Daugerdas was acquitted of his own tax evasion, so restitution could not include his own tax liability.  For Daugerdas’ own tax liability (plus penalties and interest), the IRS would have to the normal assessment mechanisms (including notice of deficiency).  Tax crimes fans will recall that the IRS can assess tax and assert civil fraud (for civil fraud penalty and open statute of limitations) even after an acquittal for the crime of tax evasion.   After a regular tax assessment, the IRS could then use its own collection mechanisms (particularly filing a lien) without concern about the restitution order and authority under § 6201(a)(4).  However,  the CDP proceeding in this case seems related only to the RBA under § 6201(a)(4).
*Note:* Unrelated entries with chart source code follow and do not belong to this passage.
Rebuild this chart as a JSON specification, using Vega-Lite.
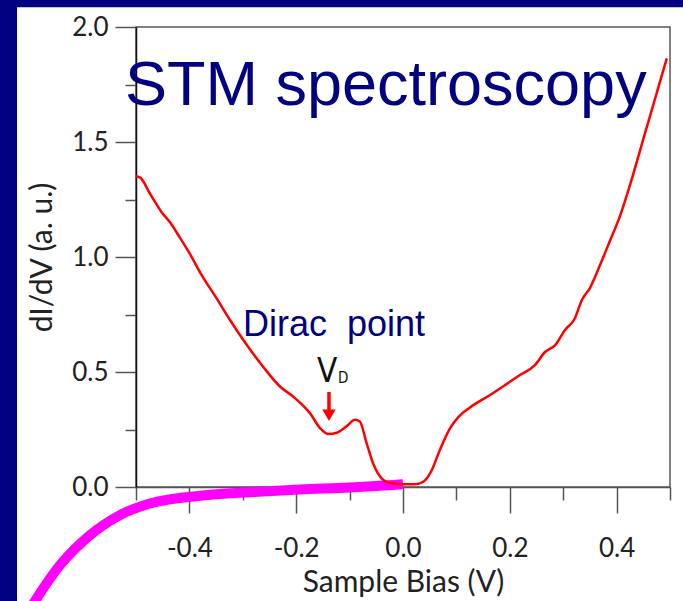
{
  "$schema": "https://vega.github.io/schema/vega-lite/v6.json",
  "width": 534,
  "height": 460,
  "autosize": {"type": "none"},
  "padding": {"left": 136, "top": 27, "right": 13, "bottom": 114},
  "background": "white",
  "config": {
    "view": {"stroke": "#555", "strokeWidth": 1.5},
    "axis": {"grid": false}
  },
  "datasets": {
    "spectrum": [
      {"bias": -0.5, "didv": 1.351},
      {"bias": -0.492, "didv": 1.345},
      {"bias": -0.474, "didv": 1.276},
      {"bias": -0.452, "didv": 1.195},
      {"bias": -0.436, "didv": 1.15},
      {"bias": -0.418, "didv": 1.085},
      {"bias": -0.396, "didv": 1.001},
      {"bias": -0.377, "didv": 0.921},
      {"bias": -0.349, "didv": 0.82},
      {"bias": -0.324, "didv": 0.726},
      {"bias": -0.299, "didv": 0.639},
      {"bias": -0.262, "didv": 0.523},
      {"bias": -0.23, "didv": 0.436},
      {"bias": -0.205, "didv": 0.392},
      {"bias": -0.19, "didv": 0.36},
      {"bias": -0.174, "didv": 0.32},
      {"bias": -0.155, "didv": 0.255},
      {"bias": -0.14, "didv": 0.23},
      {"bias": -0.124, "didv": 0.236},
      {"bias": -0.105, "didv": 0.265},
      {"bias": -0.09, "didv": 0.292},
      {"bias": -0.081, "didv": 0.285},
      {"bias": -0.068, "didv": 0.19},
      {"bias": -0.056, "didv": 0.103},
      {"bias": -0.04, "didv": 0.038},
      {"bias": -0.021, "didv": 0.016},
      {"bias": 0.0, "didv": 0.012},
      {"bias": 0.022, "didv": 0.012},
      {"bias": 0.038, "didv": 0.023},
      {"bias": 0.054, "didv": 0.074},
      {"bias": 0.069, "didv": 0.161},
      {"bias": 0.088, "didv": 0.255},
      {"bias": 0.104, "didv": 0.305},
      {"bias": 0.125, "didv": 0.345},
      {"bias": 0.163, "didv": 0.4},
      {"bias": 0.191, "didv": 0.443},
      {"bias": 0.219, "didv": 0.487},
      {"bias": 0.247, "didv": 0.53},
      {"bias": 0.266, "didv": 0.587},
      {"bias": 0.285, "didv": 0.617},
      {"bias": 0.303, "didv": 0.682},
      {"bias": 0.322, "didv": 0.734},
      {"bias": 0.335, "didv": 0.813},
      {"bias": 0.35, "didv": 0.865},
      {"bias": 0.369, "didv": 0.965},
      {"bias": 0.388, "didv": 1.073},
      {"bias": 0.407, "didv": 1.182},
      {"bias": 0.425, "didv": 1.312},
      {"bias": 0.444, "didv": 1.464},
      {"bias": 0.463, "didv": 1.616},
      {"bias": 0.482, "didv": 1.768},
      {"bias": 0.494, "didv": 1.864}
    ],
    "iv": [
      {"bias": -0.717, "current": -0.6},
      {"bias": -0.689, "current": -0.495},
      {"bias": -0.642, "current": -0.339},
      {"bias": -0.586, "current": -0.209},
      {"bias": -0.53, "current": -0.122},
      {"bias": -0.474, "current": -0.072},
      {"bias": -0.38, "current": -0.038},
      {"bias": -0.281, "current": -0.022},
      {"bias": -0.193, "current": -0.011},
      {"bias": -0.099, "current": -0.002},
      {"bias": -0.019, "current": 0.009},
      {"bias": 0.0, "current": 0.012}
    ]
  },
  "resolve": {"axis": {"x": "independent", "y": "independent"}},
  "layer": [
    {
      "data": {"values": [{}]},
      "mark": {"type": "rect", "color": "#000080", "clip": false},
      "encoding": {
        "x": {"datum": -0.8, "type": "quantitative", "scale": {"domain": [-0.5, 0.5], "nice": false, "zero": false}, "axis": null},
        "x2": {"datum": -0.7228},
        "y": {"datum": 2.3, "type": "quantitative", "scale": {"domain": [0, 2], "nice": false, "zero": false}, "axis": null},
        "y2": {"datum": -0.7}
      }
    },
    {
      "data": {"values": [{}]},
      "mark": {"type": "rect", "color": "#000080", "clip": false},
      "encoding": {
        "x": {"datum": -0.8, "type": "quantitative", "scale": {"domain": [-0.5, 0.5], "nice": false, "zero": false}, "axis": null},
        "x2": {"datum": 0.6},
        "y": {"datum": 2.3, "type": "quantitative", "scale": {"domain": [0, 2], "nice": false, "zero": false}, "axis": null},
        "y2": {"datum": 2.0856}
      }
    },
    {
      "data": {"name": "iv"},
      "mark": {"type": "line", "color": "#ff00ff", "strokeWidth": 10, "strokeCap": "butt", "interpolate": "monotone", "clip": false},
      "encoding": {
        "x": {
          "field": "bias", "type": "quantitative",
          "scale": {"domain": [-0.5, 0.5], "nice": false, "zero": false},
          "axis": {"orient": "bottom", "values": [-0.5, -0.3, -0.1, 0.1, 0.3, 0.5], "tickSize": 13, "tickWidth": 1.5, "tickColor": "#555", "labels": false, "domain": false, "title": null}
        },
        "y": {
          "field": "current", "type": "quantitative",
          "scale": {"domain": [0, 2], "nice": false, "zero": false},
          "axis": {"orient": "left", "values": [0.25, 0.75, 1.25, 1.75], "tickSize": 11, "tickWidth": 1.5, "tickColor": "#555", "labels": false, "domain": false, "title": null}
        }
      }
    },
    {
      "data": {"name": "spectrum"},
      "mark": {"type": "line", "color": "#ff0000", "strokeWidth": 2.5, "interpolate": "monotone", "clip": false},
      "encoding": {
        "x": {
          "field": "bias", "type": "quantitative",
          "scale": {"domain": [-0.5, 0.5], "nice": false, "zero": false},
          "axis": {
            "orient": "bottom", "values": [-0.4, -0.2, 0, 0.2, 0.4],
            "labelExpr": "replace(format(datum.value, '.1f'), '\u2212', '-')",
            "tickSize": 26, "tickWidth": 1.5, "tickColor": "#555",
            "domainColor": "#555", "domainWidth": 1.5,
            "labelFont": "Lato", "labelFontSize": 26, "labelColor": "#222", "labelPadding": 22,
            "title": "Sample Bias (V)", "titleFont": "Lato", "titleFontSize": 30, "titleFontWeight": "normal", "titleColor": "#222", "titlePadding": 6
          }
        },
        "y": {
          "field": "didv", "type": "quantitative",
          "scale": {"domain": [0, 2], "nice": false, "zero": false},
          "axis": {
            "orient": "left", "values": [0, 0.5, 1, 1.5, 2], "format": ".1f",
            "tickSize": 21, "tickWidth": 1.5, "tickColor": "#555",
            "domainColor": "#111", "domainWidth": 1.5,
            "labelFont": "Lato", "labelFontSize": 26, "labelColor": "#222", "labelPadding": 7,
            "title": "dI/dV (a. u.)", "titleFont": "Lato", "titleFontSize": 30, "titleFontWeight": "normal", "titleColor": "#222", "titlePadding": 14
          }
        }
      }
    },
    {
      "data": {"values": [{}]},
      "mark": {"type": "text", "text": "STM spectroscopy", "font": "Liberation Sans", "fontSize": 63, "color": "#000080", "align": "left", "baseline": "alphabetic", "clip": false},
      "encoding": {
        "x": {"datum": -0.5206, "type": "quantitative", "scale": {"domain": [-0.5, 0.5], "nice": false, "zero": false}, "axis": null},
        "y": {"datum": 1.66, "type": "quantitative", "scale": {"domain": [0, 2], "nice": false, "zero": false}, "axis": null}
      }
    },
    {
      "data": {"values": [{}]},
      "mark": {"type": "text", "text": "Dirac\u00a0 point", "font": "Liberation Sans", "fontSize": 36, "color": "#000080", "align": "left", "baseline": "alphabetic", "clip": false},
      "encoding": {
        "x": {"datum": -0.2996, "type": "quantitative", "scale": {"domain": [-0.5, 0.5], "nice": false, "zero": false}, "axis": null},
        "y": {"datum": 0.656, "type": "quantitative", "scale": {"domain": [0, 2], "nice": false, "zero": false}, "axis": null}
      }
    },
    {
      "data": {"values": [{}]},
      "mark": {"type": "text", "text": "V", "font": "Liberation Sans Narrow, DejaVu Sans Condensed, sans-serif", "fontSize": 33, "color": "#111", "align": "left", "baseline": "alphabetic", "clip": false},
      "encoding": {
        "x": {"datum": -0.1611, "type": "quantitative", "scale": {"domain": [-0.5, 0.5], "nice": false, "zero": false}, "axis": null},
        "y": {"datum": 0.456, "type": "quantitative", "scale": {"domain": [0, 2], "nice": false, "zero": false}, "axis": null}
      }
    },
    {
      "data": {"values": [{}]},
      "mark": {"type": "text", "text": "D", "font": "Liberation Sans Narrow, DejaVu Sans Condensed, sans-serif", "fontSize": 15, "color": "#111", "align": "left", "baseline": "alphabetic", "clip": false},
      "encoding": {
        "x": {"datum": -0.1215, "type": "quantitative", "scale": {"domain": [-0.5, 0.5], "nice": false, "zero": false}, "axis": null},
        "y": {"datum": 0.452, "type": "quantitative", "scale": {"domain": [0, 2], "nice": false, "zero": false}, "axis": null}
      }
    },
    {
      "data": {"values": [{}]},
      "mark": {"type": "rule", "color": "#ff0000", "strokeWidth": 3.5, "clip": false},
      "encoding": {
        "x": {"datum": -0.1386, "type": "quantitative", "scale": {"domain": [-0.5, 0.5], "nice": false, "zero": false}, "axis": null},
        "y": {"datum": 0.413, "type": "quantitative", "scale": {"domain": [0, 2], "nice": false, "zero": false}, "axis": null},
        "y2": {"datum": 0.33}
      }
    },
    {
      "data": {"values": [{}]},
      "mark": {"type": "point", "shape": "triangle-down", "filled": true, "color": "#ff0000", "size": 180, "opacity": 1, "clip": false},
      "encoding": {
        "x": {"datum": -0.1386, "type": "quantitative", "scale": {"domain": [-0.5, 0.5], "nice": false, "zero": false}, "axis": null},
        "y": {"datum": 0.312, "type": "quantitative", "scale": {"domain": [0, 2], "nice": false, "zero": false}, "axis": null}
      }
    }
  ]
}
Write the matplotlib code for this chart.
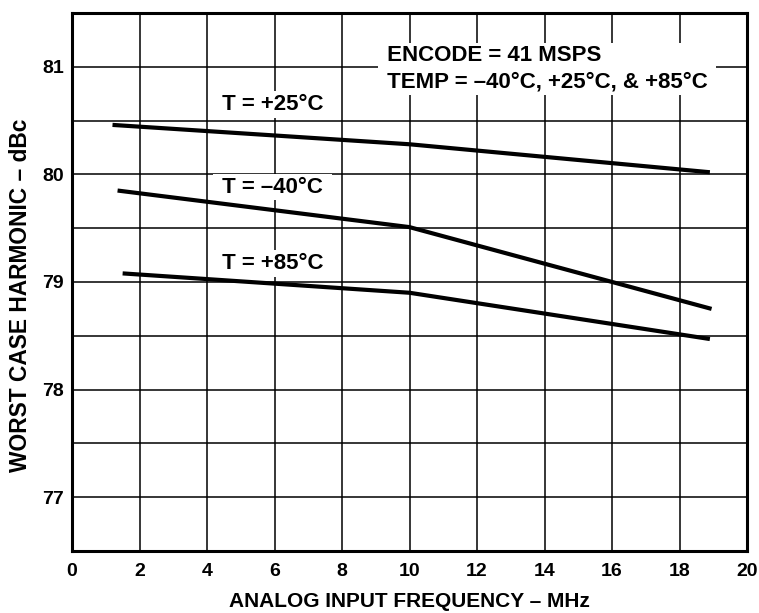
import matplotlib
matplotlib.use("Agg")
import matplotlib.pyplot as plt

plt.rcParams['font.family'] = ['Liberation Sans', 'DejaVu Sans']

# data
freq_25 = [1.2, 10.0, 18.9]
thd_25 = [80.46, 80.28, 80.02]
freq_m40 = [1.35, 10.0, 18.95]
thd_m40 = [79.85, 79.51, 78.75]
freq_85 = [1.5, 10.0, 18.9]
thd_85 = [79.08, 78.90, 78.47]

x_ticks = [0, 2, 4, 6, 8, 10, 12, 14, 16, 18, 20]
y_ticks = [77, 78, 79, 80, 81]

fig = plt.figure(figsize=(7.59, 6.13), dpi=100)
ax = fig.add_axes([72/759, 1-551/613, (747-72)/759, (551-13)/613])
ax.set_xlim(0, 20)
ax.set_ylim(76.5, 81.5)

for v in range(0, 21, 2):
    ax.axvline(v, color='black', lw=1.1, zorder=1)
for k in range(0, 11):
    ax.axhline(76.5 + 0.5*k, color='black', lw=1.1, zorder=1)

for xs, ys in [(freq_25, thd_25), (freq_m40, thd_m40), (freq_85, thd_85)]:
    ax.plot(xs, ys, color='black', lw=3.0, solid_capstyle='butt', zorder=3)

bb = dict(facecolor='white', edgecolor='none', pad=2)
tk = dict(fontsize=16, fontweight='bold', ha='left', va='baseline', zorder=4, bbox=bb)
ax.text(4.27, 80.60, " T = +25°C ", **tk)
ax.text(4.27, 79.83, " T = –40°C ", **tk)
ax.text(4.27, 79.12, " T = +85°C ", **tk)
ax.text(9.15, 80.81, " ENCODE = 41 MSPS \n TEMP = –40°C, +25°C, & +85°C ",
        linespacing=1.3, **tk)

ax.set_xticks(x_ticks)
ax.set_yticks(y_ticks)
ax.set_xticklabels([str(t) for t in x_ticks], fontweight='bold', fontsize=14)
ax.set_yticklabels([str(t) for t in y_ticks], fontweight='bold', fontsize=14)
ax.tick_params(axis='x', length=0, pad=9)
ax.tick_params(axis='y', length=0, pad=6)
for s in ax.spines.values():
    s.set_linewidth(2.2)
    s.set_zorder(5)

ax.set_xlabel("ANALOG INPUT FREQUENCY – MHz", fontweight='bold', fontsize=15, labelpad=8)
ax.set_ylabel("WORST CASE HARMONIC – dBc", fontweight='bold', fontsize=16.4)
ax.yaxis.set_label_coords(-0.059, 0.476)

fig.savefig("out.png", dpi=100)
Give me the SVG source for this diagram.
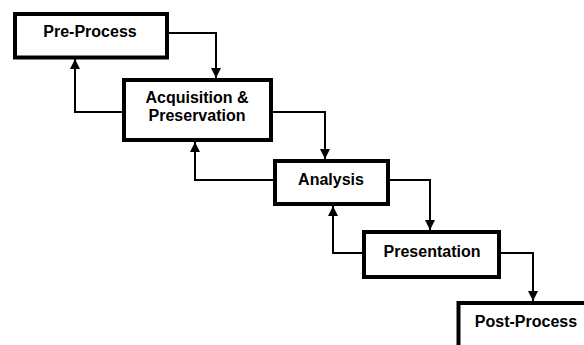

As recounted by the Court, the sentencing court ordered Daugerdas to pay restitution of $371 million (rounded) of which $258.6 was jointly and severally imposed on his convicted co-defendants.  It is not clear to me from Judge Goeke’s order what the difference in amount is for which Daugerdas was solely liable (about $103 million). I infer (but the order is not clear) that the difference related to some Title 18 crime of conviction for which the other convicted defendants were not liable and thus their restitution could not include the related tax loss.

Now, back to the Order, Judge Goeke feels (Order pp. 8-9) that he does not have enough facts and law to decide whether the sentencing court ordered restitution to be due immediately (which would be the default rule).  I am not sure what that commotion is about, but Judge Goeke wants the parties to address it in subsequent briefing.

Probably the more interesting part of the Order is set up under the caption “3. Collection Procedures under Title 18” (Order pp. 9-10).  The Court recounts some basic restitution and restitution lien law.  Restitution lien law is the lien related solely to restitution and is not separate tax Code lien that arises  under § 6201(a)(4) which is designed to allow the IRS to use its collection mechanisms of lien and levy independent of mechanisms available under restitution law.  The Court notes that the restitution lien and enforcement of that lien may be enforced by the victim even if there is a payment schedule for the restitution.  I suppose the implication might be that immediate enforcement might also be available for the tax lien for an RBA and the broader issue for the RBA is whether a tax lien filing is inconsistent court-ordered schedule (depending upon how that issue is resolved).  

Judge Goeke wants more briefing to clarify and resolve his confusion.